Counseling is not my strength. It’s not that I lack a sense of care for people or concern for their problems, it’s just that a majority of our problems in life are the result of the wrong choices we make. I know that is true in my life. I truly sympathize with people who struggle because of physical problems, psychosomatic issues or choices not of their own making. But for the rest of us and for the majority of our problems we just need to – well, STOP IT! My children often teased me as they were growing up that that was my answer to all of their problems.
Several years ago someone shared an old clip of Bob Newhart counseling a woman who was afraid of being buried alive in a box. If you want a good laugh you can watch it here. Although it was meant to be humorous there is some degree of truth in the skit. Now, I know that there are issues that go beyond making wrong choices but they do seem to be in the minority. If we would simply eliminate the things that are the result of our wrong choices we would be amazed at how much better life would be.
Believe it or not, there is a Biblical precedent for this idea. In John 14:1, Christ said to His disciples, let not your heart be troubled. The world that the disciples had known was coming apart at the seams. In the space of a few hours Jesus had told them that one of them would betray Him (John 13:21) and another would deny that they even knew Him (John 13:38). Then He announced that He was leaving and they could not go with Him. A thousand troubling thoughts entered their minds. Why was He leaving them alone? Where was He going? Why couldn’t they go with Him? What would happen to them? Who would lead them? How did this affect their relationship with God? If Jesus was leaving them, would God also leave them? Knowing the turmoil of their minds, Jesus spoke these simple words – let not your heart be troubled. Simple but profound.
Thayer in his Greek lexicon classifies Christ’s statement as one where one is bidden to cease from something already begun. In other words, He wasn’t saying “don’t begin to be troubled” but “stop being troubled”. Their hearts were already in a state of anxiety and stress and Christ said (kindly I’m sure), STOP IT! Stop allowing turmoil to rule your life. Stop giving in to anxiety. Stop living with a heart overcome by trouble. They had a choice to make; either to live in turmoil or to live in the power of God. It would not be an easy choice but it was one that they could make.

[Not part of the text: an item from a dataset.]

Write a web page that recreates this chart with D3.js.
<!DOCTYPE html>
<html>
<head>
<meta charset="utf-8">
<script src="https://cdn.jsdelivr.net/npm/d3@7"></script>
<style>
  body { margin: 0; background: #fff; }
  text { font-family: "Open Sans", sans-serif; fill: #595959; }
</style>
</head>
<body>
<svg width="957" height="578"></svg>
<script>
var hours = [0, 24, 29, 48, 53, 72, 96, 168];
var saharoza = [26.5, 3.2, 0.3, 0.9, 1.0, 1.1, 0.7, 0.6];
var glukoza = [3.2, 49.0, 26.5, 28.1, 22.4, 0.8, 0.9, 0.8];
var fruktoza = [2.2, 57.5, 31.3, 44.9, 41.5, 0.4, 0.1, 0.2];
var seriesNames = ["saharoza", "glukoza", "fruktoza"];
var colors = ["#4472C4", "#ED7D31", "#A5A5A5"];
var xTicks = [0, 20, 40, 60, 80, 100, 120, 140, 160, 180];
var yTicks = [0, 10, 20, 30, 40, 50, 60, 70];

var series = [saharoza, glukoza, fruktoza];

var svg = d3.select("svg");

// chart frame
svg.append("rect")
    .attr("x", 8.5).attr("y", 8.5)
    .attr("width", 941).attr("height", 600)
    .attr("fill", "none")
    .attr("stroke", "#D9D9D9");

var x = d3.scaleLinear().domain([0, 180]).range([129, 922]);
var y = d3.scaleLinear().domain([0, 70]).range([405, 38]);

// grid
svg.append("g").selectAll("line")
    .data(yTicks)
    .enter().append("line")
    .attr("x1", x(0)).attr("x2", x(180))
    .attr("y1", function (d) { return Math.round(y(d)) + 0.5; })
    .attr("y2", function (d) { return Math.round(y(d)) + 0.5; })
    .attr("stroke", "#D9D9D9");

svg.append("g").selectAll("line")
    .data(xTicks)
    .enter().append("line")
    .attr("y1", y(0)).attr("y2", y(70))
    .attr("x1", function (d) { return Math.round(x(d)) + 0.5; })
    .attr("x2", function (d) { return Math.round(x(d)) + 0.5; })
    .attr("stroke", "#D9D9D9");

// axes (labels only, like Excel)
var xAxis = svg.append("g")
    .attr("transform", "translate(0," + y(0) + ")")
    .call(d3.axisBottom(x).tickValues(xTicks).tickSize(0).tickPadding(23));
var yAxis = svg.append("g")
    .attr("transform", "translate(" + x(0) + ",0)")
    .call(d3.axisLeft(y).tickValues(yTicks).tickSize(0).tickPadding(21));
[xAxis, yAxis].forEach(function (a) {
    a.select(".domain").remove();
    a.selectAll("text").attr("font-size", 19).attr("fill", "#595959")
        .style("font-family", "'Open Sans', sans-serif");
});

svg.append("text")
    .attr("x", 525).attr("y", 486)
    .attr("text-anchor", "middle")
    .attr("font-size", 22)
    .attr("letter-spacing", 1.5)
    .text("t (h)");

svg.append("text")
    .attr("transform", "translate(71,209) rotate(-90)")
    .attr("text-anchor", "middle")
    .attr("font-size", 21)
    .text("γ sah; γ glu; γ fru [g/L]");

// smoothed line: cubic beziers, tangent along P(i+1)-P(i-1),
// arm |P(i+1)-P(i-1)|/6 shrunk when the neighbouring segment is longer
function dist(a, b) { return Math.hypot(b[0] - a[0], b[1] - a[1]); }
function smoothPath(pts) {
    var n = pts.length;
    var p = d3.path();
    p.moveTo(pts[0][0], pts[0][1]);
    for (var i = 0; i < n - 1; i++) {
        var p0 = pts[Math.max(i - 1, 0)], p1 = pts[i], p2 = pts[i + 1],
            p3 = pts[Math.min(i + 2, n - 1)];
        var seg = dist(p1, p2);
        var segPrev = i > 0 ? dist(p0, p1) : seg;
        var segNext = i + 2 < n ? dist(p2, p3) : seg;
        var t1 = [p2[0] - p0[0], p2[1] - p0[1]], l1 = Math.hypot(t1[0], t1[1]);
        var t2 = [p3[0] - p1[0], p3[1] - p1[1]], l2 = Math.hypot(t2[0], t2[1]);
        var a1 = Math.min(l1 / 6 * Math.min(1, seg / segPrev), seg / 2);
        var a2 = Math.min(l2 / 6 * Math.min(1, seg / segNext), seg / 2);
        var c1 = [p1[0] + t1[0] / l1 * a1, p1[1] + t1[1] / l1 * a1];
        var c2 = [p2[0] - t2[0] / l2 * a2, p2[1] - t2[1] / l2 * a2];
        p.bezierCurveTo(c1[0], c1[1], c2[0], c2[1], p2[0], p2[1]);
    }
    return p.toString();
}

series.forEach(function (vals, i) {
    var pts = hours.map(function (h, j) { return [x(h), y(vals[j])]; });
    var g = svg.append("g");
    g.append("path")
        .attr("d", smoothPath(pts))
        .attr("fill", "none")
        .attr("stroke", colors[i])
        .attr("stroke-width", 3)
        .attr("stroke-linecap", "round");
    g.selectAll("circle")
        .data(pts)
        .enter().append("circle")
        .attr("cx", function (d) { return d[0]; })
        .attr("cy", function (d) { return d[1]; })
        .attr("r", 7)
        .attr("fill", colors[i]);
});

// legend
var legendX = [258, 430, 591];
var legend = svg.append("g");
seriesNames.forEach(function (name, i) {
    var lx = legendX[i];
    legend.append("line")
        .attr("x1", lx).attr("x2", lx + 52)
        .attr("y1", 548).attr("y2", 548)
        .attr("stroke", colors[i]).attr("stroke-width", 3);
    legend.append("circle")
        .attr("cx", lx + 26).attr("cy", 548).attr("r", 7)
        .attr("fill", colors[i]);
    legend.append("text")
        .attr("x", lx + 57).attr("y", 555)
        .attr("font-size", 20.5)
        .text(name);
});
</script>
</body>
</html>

Life is not easy and sometimes in the hardships of life we make wrong choices. Those wrong choices often lead us into greater difficulties and the cycle repeats itself. With each hardship we have a choice to make, to either let circumstances dictate our outlook and attitude on life or to let the Word of God determine how we live life. We don’t need to live with troubled hearts. We can choose to stop living that way and begin to live in God’s peace (John 14:27). Your choice will make all of the difference in your life.